On my first restore test, I selected “all” under the “Replace” option, and WinBackup restored not only the file, but the entire directory tree, to my Temp folder. On my second test, I picked “None (Restore Missing Files Only)” and got the same result. The trick, I discovered, is to choose “Single Folder” rather than “Alternate Location” under “Restore To”. This will put the files into whichever folder you indicate without replicating the directory structure.

WinBackup 2.0 Professional works, and provides a decent if incomplete range of options. It’s generally easy to use. But it’s slow, and it doesn’t seem to get along very well with my system, for reasons unkown to me and which may be due to something else I have installed on my computer, not to WinBackup alone. I use other programs, such as Microsoft Office, which are at least as prone to mysterious problems. But I need to have absolute confidence in my backup software, and WinBackup doesn’t inspire it.

Labels:

Friday, November 11, 2005

FileSlinger™ Backup Reminder 11-11-05: Online Backups—All You Need is Broadband

Reading cue: items separated from the rest of the text by + are quotations from something I’ve written elsewhere. Items separated by = are quotations from Bob Cramer, used with permission. A series of # indicates a quotation from Mozy.

Bob Cramer at LiveVault is on a crusade to move the world to online backup. (In case you haven’t heard of LiveVault.com, go to www.backuptrauma.com for an entertaining introduction to the motivation behind their disk-based online backup services.)

To quote from Bob’s October 20 “Backup to the Future” blog post:
===============================
Disk will replace tape for backup.

Bandwidth will replace trucks for getting backups offsite.

Continuous data protection (CDP) will be a core to any future data protection product.

And backup and recovery as an ASP service to SMBs makes perfect sense.

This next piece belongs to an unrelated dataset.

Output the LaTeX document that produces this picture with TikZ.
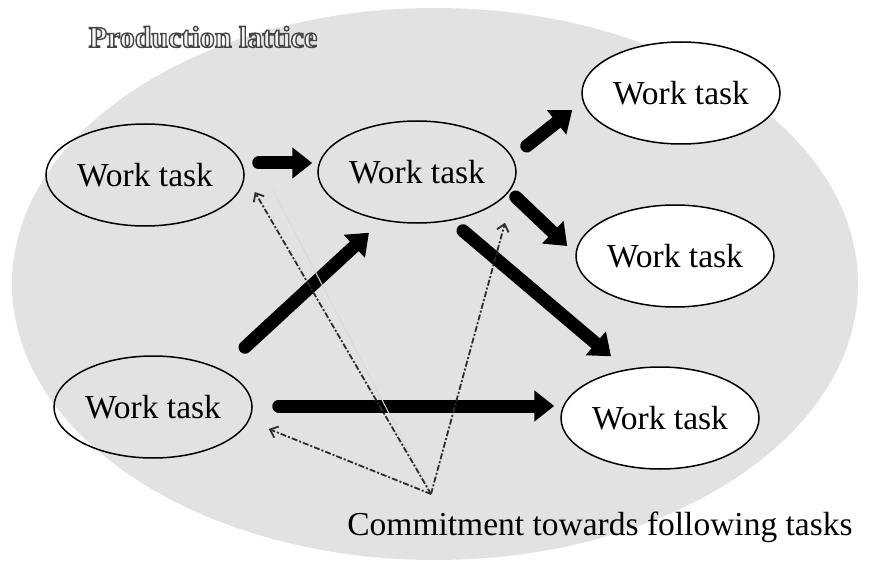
\documentclass[tikz,border=0pt]{standalone}
\usepackage{fontspec}
\setmainfont{Liberation Serif}
\usetikzlibrary{shapes.geometric,arrows.meta}
\definecolor{bggray}{RGB}{226,226,226}
\definecolor{dashgray}{RGB}{45,45,45}
\definecolor{titlein}{RGB}{245,245,245}
\newcommand{\outlinedtext}[1]{{\color{titlein}\special{pdf:literal direct 2 Tr 1.4 w 0.27 0.27 0.27 RG}#1\special{pdf:literal direct 0 Tr}}}
\begin{document}
\begin{tikzpicture}[x=1pt,y=-1pt,
  task/.style={ellipse,draw=black,line width=1.5pt,minimum width=198pt,minimum height=102pt,inner sep=0pt,font=\fontsize{33.5}{40}\selectfont},
  whitetask/.style={task,fill=white},
  flow/.style={draw=black,line width=13pt,line cap=round,-{Triangle[length=20pt,width=30pt]}},
  commit/.style={draw=dashgray,line width=1.8pt,dash pattern=on 6pt off 2pt on 2pt off 2pt,-{Straight Barb[length=7pt,width=12pt]}},
  faint/.style={draw=gray!30,line width=1pt}]
\useasboundingbox (0,0) rectangle (873,567);
\fill[white] (0,0) rectangle (873,567);
\fill[bggray] (435,284) ellipse [x radius=423pt, y radius=276pt];

\node[font=\fontsize{30}{36}\selectfont\bfseries] (title) at (203,37)
  {\outlinedtext{Production lattice}};

\node[task] (n1) at (145,175) {Work task};
\node[task] (n2) at (417,172) {Work task};
\node[whitetask] (n3) at (681,93) {Work task};
\node[whitetask] (n4) at (675,256) {Work task};
\node[whitetask] (n5) at (660,418) {Work task};
\node[task] (n6) at (153,407) {Work task};

\node[anchor=base,font=\fontsize{33.5}{40}\selectfont] (cap) at (600,535) {Commitment towards following tasks};

\draw[flow] ([shift={(14,-12)}]n1.east) -- ([shift={(-5,-9)}]n2.west);
\draw[flow] ([shift={(92,-8)}]n6.north) -- ([shift={(-48,9)}]n2.south);
\draw[flow] ([shift={(10,-26)}]n2.east) -- ([shift={(-9,17)}]n3.west);
\draw[flow] ([shift={(-1,25)}]n2.east) -- ([shift={(-8,-10)}]n4.west);
\draw[flow] ([shift={(46,7)}]n2.south) -- ([shift={(-49,-10)}]n5.north);
\draw[flow] ([shift={(26,-1)}]n6.east) -- ([shift={(-6,-12)}]n5.west);

\coordinate (P) at (431,494);
\draw[faint] ([shift={(28,15)}]n1.east) -- (P);
\draw[commit] (P) -- ([shift={(10,17)}]n1.east);
\draw[commit] (P) -- ([shift={(88,-1)}]n2.south);
\draw[commit] (P) -- ([shift={(16,22)}]n6.east);
\end{tikzpicture}
\end{document}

So – what’s a CEO to do to get more business owners to understand they NEED this?
================================

What LiveVault is doing is sponsoring a webinar with John Cleese on Tuesday (which I just made an appointment in the middle of—very bright, Sallie).

I do believe it’s important to raise awareness about the need for backups—any kind of backups, even the much-vilified tape. And online backups, particularly of the automated variety, have a lot of advantages to them. The problem, however, is one I put to Bob this way:

+++++++++++++++++++++++++++++
How do you solve the speed problem? Uploading files over a consumer cable internet connection is painfully slow; via dial-up it's impossible.

There are millions of businesses out there without T1 connections, most of them companies which would never have considered using tape backups anyway. Disk-based backup for most of us is an external hard drive.

Give us the bandwidth and we'll jump on the bandwagon—after all, our priceless business data is probably even more vulnerable to disasters like Hurricane Katrina than, and certainly at as much risk of theft as, the tapes which large corporations truck offsite.
++++++++++++++++++++++++++++++

Bob’s response was as follows:

=============================
Unfortunately, the laws of physics sometime get in the way. So the equation looks something like this:

"How much data are you protecting" X "what is the daily change rate of that data" = "amount of data you need to move." You take this and divide by your available upstream bandwidth and it will tell you how long it will take to get the backup done.
Looking at it the other way, and matched against your business' RTO objectives, how much data needs to be recovered and how quickly, gets divided by downstream available bandwidth.

So - here's how we "screw around with physics": (1) continuous protection, (2) content reduction, (3) delta backup, and (4) delta restore - all automated in the background.

(1) continuous protection - this approach (often called CDP) enables you to move the changed data "as it changes" incrementally over the wire. By doing this, you spread bandwidth consumption uniformly throughout the day.

(2) content reduction and (3) delta backup - this makes certain you only move the absolute minimum amount of data over the wire necessary. This includes moving only changed blocks vs. files, and only moving the data once and then incremental forever, and not moving the same file more than once.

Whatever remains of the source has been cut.